It’s the start of the weekend, and we’re all looking for the films that’ll fill out our evening plans with our best friends and other halves. One of those potential choices is Girls Trip starring Regina Hall, Queen Latifah, Tiffany Haddish, and Jada Pinkett Smith. Girls Trip is about a quartet of women who are known as The Flossy Posse. There’s Ryan (Hall), a successful business woman who has it all, a great career and a loving husband (Mike Colter). She’s joined by Sasha (Latifah), a journalist who is using her degree in journalism to lack lustre effect because all she’s doing is reporting on news topics TMZ wouldn’t touch. Their group is rounded out by single mom Lisa (Smith), who is starved for love, and wild child Dina (Haddish) who’s a nonstop cavalcade of profanity. When we meet our heroines, they’ve drifted apart over the years and Ryan, while setting up a trip to Essence Music Festival to finish a deal that will make her rich, decides it’s time to reform the Flossy Posse for one last hurrah. Sasha see’s this as an opportunity to grow her brand, Lisa hopes to get some loving, and Dina wants to go because she wants to drink with her friends.

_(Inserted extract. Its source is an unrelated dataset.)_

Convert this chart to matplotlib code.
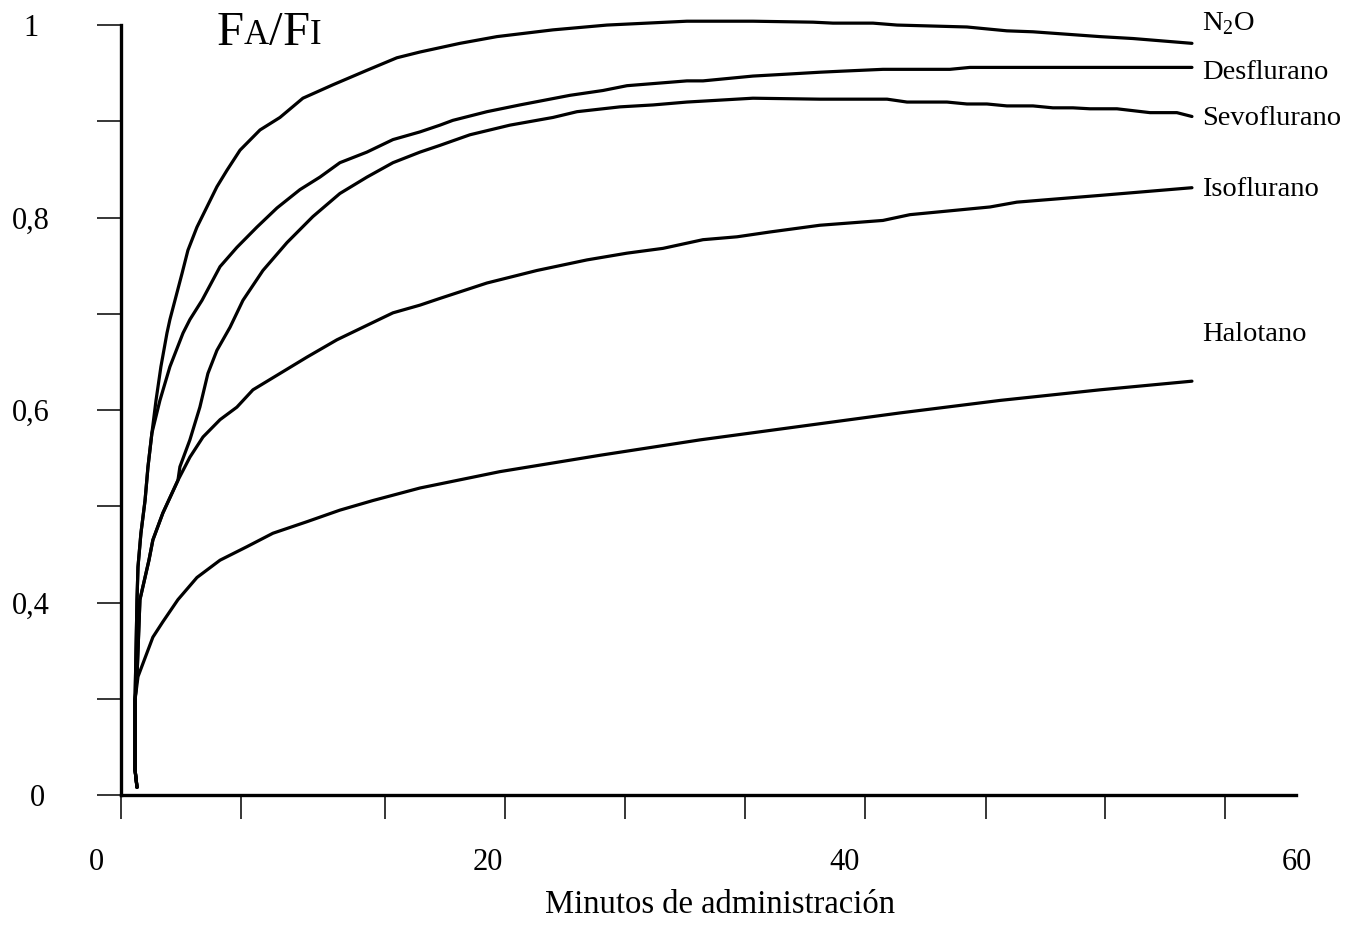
import matplotlib.pyplot as plt
from matplotlib.transforms import ScaledTranslation

# fuente parecida a Times New Roman
plt.rcParams['font.family'] = ['Liberation Serif', 'DejaVu Serif']
plt.rcParams['mathtext.fontset'] = 'custom'
plt.rcParams['mathtext.rm'] = 'Liberation Serif'

# curvas: minutos de administracion y FA/FI
n2o_t = [0.82, 0.72, 0.72, 0.82, 0.87, 1.02, 1.23, 1.38, 1.58, 1.79,
         2.04, 2.35, 2.50, 3.12, 3.42, 3.88, 4.39, 4.90, 5.41, 6.08,
         7.10, 8.12, 9.29, 10.83, 12.56, 14.09, 15.27, 17.31, 19.20, 22.06,
         24.82, 26.86, 28.90, 32.27, 35.34, 36.36, 38.40, 39.63, 43.20, 45.24,
         46.57, 49.99, 51.68, 54.69]
n2o_v = [0.208, 0.226, 0.299, 0.403, 0.437, 0.472, 0.506, 0.541, 0.576, 0.610,
         0.645, 0.680, 0.694, 0.742, 0.766, 0.790, 0.811, 0.832, 0.849, 0.870,
         0.891, 0.904, 0.924, 0.938, 0.953, 0.966, 0.972, 0.981, 0.988, 0.995,
         1.000, 1.002, 1.004, 1.004, 1.003, 1.002, 1.002, 1.000, 0.998, 0.994,
         0.993, 0.988, 0.986, 0.981]

des_t = [0.82, 0.72, 0.72, 0.82, 0.87, 1.02, 1.23, 1.38, 1.58, 1.99,
         2.50, 3.17, 3.52, 4.14, 5.06, 5.92, 6.94, 7.97, 9.14, 10.16,
         11.18, 12.56, 13.89, 15.27, 16.29, 16.95, 18.69, 20.37, 22.93, 24.61,
         25.84, 28.90, 29.72, 32.27, 34.01, 35.69, 36.72, 38.91, 42.33, 43.35,
         54.69]
des_v = [0.208, 0.226, 0.299, 0.403, 0.437, 0.472, 0.506, 0.541, 0.576, 0.610,
         0.645, 0.680, 0.694, 0.714, 0.749, 0.769, 0.790, 0.810, 0.829, 0.842,
         0.857, 0.868, 0.881, 0.889, 0.896, 0.901, 0.910, 0.917, 0.927, 0.932,
         0.937, 0.942, 0.942, 0.947, 0.949, 0.951, 0.952, 0.954, 0.954, 0.956,
         0.956]

sevo_t = [0.82, 0.72, 0.72, 0.82, 0.97, 1.43, 1.63, 2.14, 2.91, 3.01,
          3.52, 4.03, 4.44, 4.90, 5.57, 6.23, 7.25, 8.48, 9.80, 11.18,
          12.56, 13.89, 15.27, 16.29, 17.82, 19.86, 22.06, 23.29, 25.48, 27.17,
          28.90, 32.27, 35.69, 39.12, 40.14, 42.18, 43.20, 44.22, 45.24, 46.57,
          47.59, 48.61, 49.48, 50.86, 52.55, 53.92, 54.69]
sevo_v = [0.208, 0.226, 0.299, 0.323, 0.403, 0.444, 0.465, 0.493, 0.527, 0.541,
          0.569, 0.603, 0.638, 0.662, 0.686, 0.714, 0.745, 0.774, 0.801, 0.825,
          0.842, 0.857, 0.868, 0.875, 0.886, 0.896, 0.904, 0.910, 0.915, 0.917,
          0.920, 0.924, 0.923, 0.923, 0.920, 0.920, 0.918, 0.918, 0.916, 0.916,
          0.914, 0.914, 0.913, 0.913, 0.909, 0.909, 0.905]

iso_t = [0.82, 0.72, 0.72, 0.82, 0.97, 1.43, 1.63, 2.14, 2.91,
         3.52, 4.19, 5.06, 5.92, 6.74, 8.12, 9.50, 11.03, 12.56, 13.89,
         15.27, 16.29, 18.69, 21.24, 23.80, 25.84, 27.68, 29.72, 31.46, 33.14,
         35.69, 38.91, 40.29, 44.38, 45.75, 49.99, 54.69]
iso_v = [0.208, 0.226, 0.299, 0.323, 0.403, 0.444, 0.465, 0.493, 0.527,
         0.551, 0.572, 0.590, 0.603, 0.621, 0.638, 0.655, 0.673, 0.688, 0.701,
         0.709, 0.716, 0.732, 0.745, 0.756, 0.763, 0.768, 0.777, 0.780, 0.785,
         0.792, 0.797, 0.803, 0.811, 0.816, 0.823, 0.831]

halo_t = [0.82, 0.72, 0.72, 0.87, 1.63, 2.14, 2.91, 3.88, 5.06, 6.43,
          7.76, 9.50, 11.18, 12.87, 15.27, 19.35, 24.46, 29.57, 34.67, 39.78,
          44.89, 49.99, 54.69]
halo_v = [0.208, 0.226, 0.299, 0.323, 0.364, 0.380, 0.403, 0.426, 0.444, 0.458,
          0.472, 0.484, 0.496, 0.506, 0.519, 0.536, 0.553, 0.569, 0.583, 0.597,
          0.610, 0.621, 0.630]

nombres = ['N$_2$O', 'Desflurano', 'Sevoflurano', 'Isoflurano', 'Halotano']
altura_nombres = [1.002, 0.951, 0.903, 0.829, 0.678]

# ejes (el eje y esta cortado: la marca de abajo dice 0)
marcas_x = [0, 6.13, 13.48, 19.61, 25.74, 31.87, 37.99, 44.17, 50.25, 56.38]
pos_etiquetas_x = [-1.23, 18.74, 36.97, 60.05]
etiquetas_x = ['0', '20', '40', '60']
marcas_y = [0.2, 0.3, 0.4, 0.5, 0.6, 0.7, 0.8, 0.9, 1.0]
etiquetas_y = ['0', '', '0,4', '', '0,6', '', '0,8', '', '1']

fig = plt.figure(figsize=(13.59, 9.35), dpi=100)
ax = fig.add_axes([0.0890, 0.1497, 0.8646, 0.8235])

# curvas
for t, v in [(n2o_t, n2o_v), (des_t, des_v), (sevo_t, sevo_v),
             (iso_t, iso_v), (halo_t, halo_v)]:
    ax.plot(t, v, color='black', linewidth=2.3, clip_on=False,
            solid_joinstyle='round', solid_capstyle='round')

# nombres a la derecha
for nombre, y in zip(nombres, altura_nombres):
    ax.text(55.2, y, nombre, fontsize=20.5, va='center', ha='left')

ax.set_xlim(0, 60)
ax.set_ylim(0.2, 1.0)
ax.spines['top'].set_visible(False)
ax.spines['right'].set_visible(False)
ax.spines['left'].set_linewidth(2.4)
ax.spines['bottom'].set_linewidth(2.4)

ax.set_xticks(marcas_x)
ax.set_xticklabels([])
ax.set_yticks(marcas_y)
ax.set_yticklabels(etiquetas_y, fontsize=22)
ax.tick_params(axis='both', direction='out', length=17, width=1.1, color='black')
ax.tick_params(axis='y', pad=48)
for lab in ax.get_yticklabels():
    lab.set_horizontalalignment('center')
# el 0 de abajo esta un poco mas a la derecha
cero = ax.get_yticklabels()[0]
cero.set_transform(cero.get_transform() + ScaledTranslation(0.07, 0, fig.dpi_scale_trans))

# numeros del eje x
for x, lab in zip(pos_etiquetas_x, etiquetas_x):
    ax.text(x, -0.087, lab, fontsize=22, ha='center', va='center',
            transform=ax.get_xaxis_transform())

fig.text(720 / 1359, 1 - 905 / 935, 'Minutos de administración',
         fontsize=23.5, ha='center', va='center')

# titulo FA/FI con versalitas
f1 = fig.text(217 / 1359, 1 - 45 / 935, 'F', fontsize=35, va='baseline')
a1 = ax.annotate('A', xy=(1, 0), xycoords=f1, fontsize=25, va='bottom',
                 xytext=(0, 2.2), textcoords='offset points')
b1 = ax.annotate('/', xy=(1, 0), xycoords=a1, fontsize=35, va='bottom',
                 xytext=(0, -2.2), textcoords='offset points')
f2 = ax.annotate('F', xy=(1, 0), xycoords=b1, fontsize=35, va='bottom')
ax.annotate('I', xy=(1, 0), xycoords=f2, fontsize=25, va='bottom',
            xytext=(0, 2.2), textcoords='offset points')

fig.savefig('out.png', dpi=100)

Girls Trip is a comedy in the broadest sense of the term there are moments of laughter but for the first half an hour there’s nothing beyond a chuckle and this is all down to the lack of genuinely decent writing. The journey of each character throughout the film is so predictable that you’re never fully engaged because there’s no sense of creativity. The story doesn’t go anywhere we haven’t seen before in better comedies like Bridesmaids, and the acting isn’t nearly to the same standard. This is all mainly due to the poor directing from Malcolm D. Lee who is known for the fifth film in the Scary Movie franchise, easily the worst in the series. He doesn’t know how to fully utilise the talent he has on hand. He doesn’t offer anything unique to the genre with Girls Trip; his main go to comedic choice is gross out gags. One, in particular, is a usage of bodily fluids that just comes across as childish and unapologetically unfunny. Thankfully though Hall, Latifah, Smith, and Haddish have an excellent rapport. They bounce off each other and clearly are having a ball and there are a handful of scenes where they are infectiously charming. Unfortunately, the film throws too many terrible jokes at the screen for the audience to fully appreciate this relationship dynamic. One pleasant side effect is that with so many jokes being thrown at the screen now and then one of a dozen jokes lands, and you can’t help but giggle at the absurdity of it all.
The element that truly buries Girls Trip in the coffin of mediocrity is that the film is over half an hour too long. Clocking in at 122 minutes the film overstays its welcome and meanders to a cliché ridden final act.
Ultimately Girls Trip is a run of the mill comedy with a surprisingly raucous charm and genuine chemistry within its cast. Sadly though when 9 out of 10 jokes don’t land, and the characters are wrapped in a never-ending story that you wish you could escape from it’s probably best to see this with your besties with a few cocktails or pints in you.